According to the National Highway Traffic Safety Administration, 3,092 people were killed and an additional 419,000 were injured in motor vehicle crashes involving distracted drivers in 2010, the last year for which statistics are available. Overall, distracted driver related car crashes accounted for approximately 18 percent of all motor vehicle accidents that year.
In part to alleviate the dangers presented by cell phone use while driving, phone manufacturers and automakers have begun to develop hands-free systems that allow drivers to talk, text and send emails all without taking their hands off the wheel and their eyes from the road. Initially, safety advocates and lawmakers supported the use of these devices because they appeared to offer a safer, more responsible alternative to cell phone use while driving. Unfortunately, research indicates that these hands-free systems are, in effect, no safer than texting.
Last year, researchers at the Virginia Tech Transportation Institute published the findings of a study aimed at determining whether hands-free technologies offered an safety benefits. Researchers evaluated the performance of 500 drivers on a closed course, some of whom used their phones to text and email while driving, some of whom used hands-free devices. Predictably, the drivers using their cell phones to text performed poorly on the course.
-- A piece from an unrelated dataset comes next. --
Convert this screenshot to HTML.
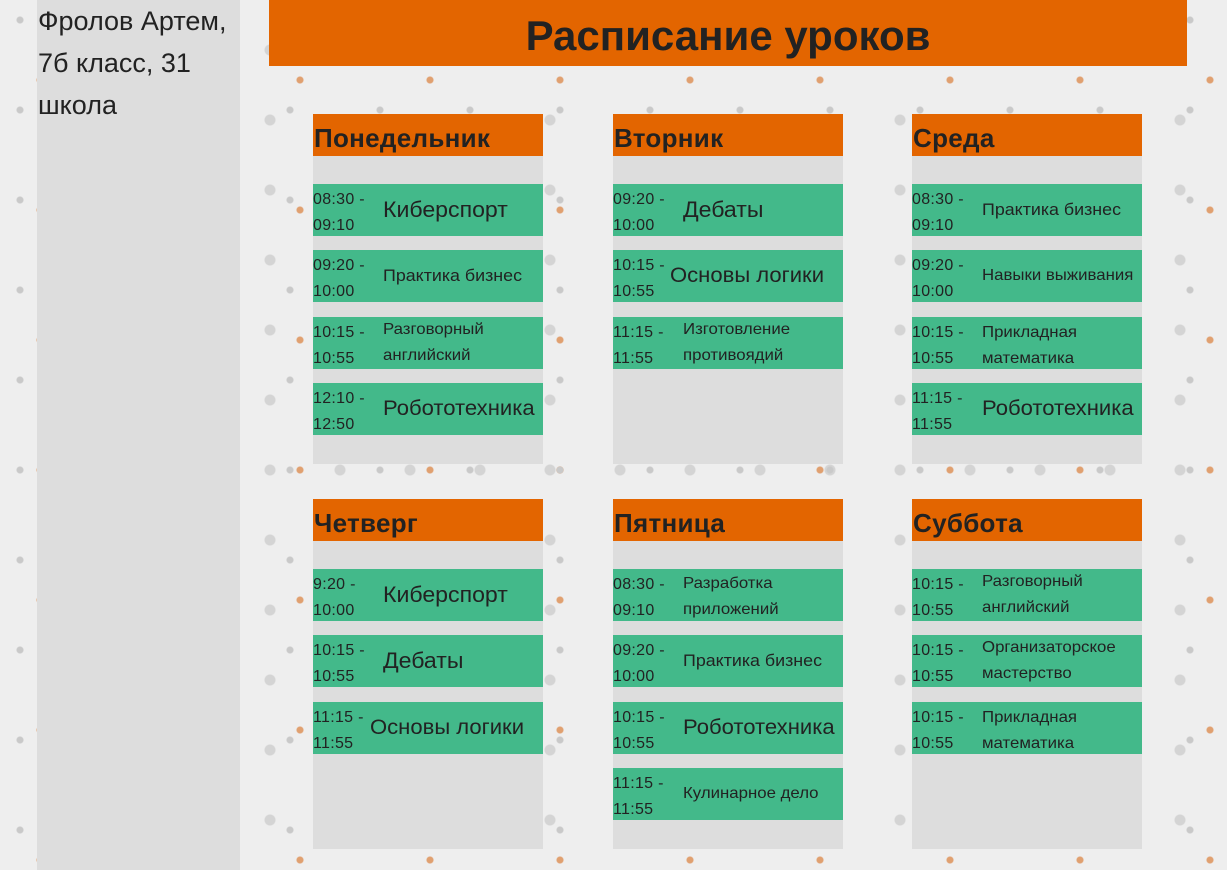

They took longer glances from the roadway and steered their vehicles poorly, as compared to baseline driving performance.
Surprisingly, drivers using hands-free devices to compose and send texts and emails performed just as poorly as drivers using their cell phones. Researchers discovered that the mental energy needed to compose a short message - even one as simple as "I'm running late" - was significant enough to impact the drivers' ability to control their vehicles.
Even though the use of hands-free devices may seem like a good idea, it does not appear to be any safer than using a cell phone.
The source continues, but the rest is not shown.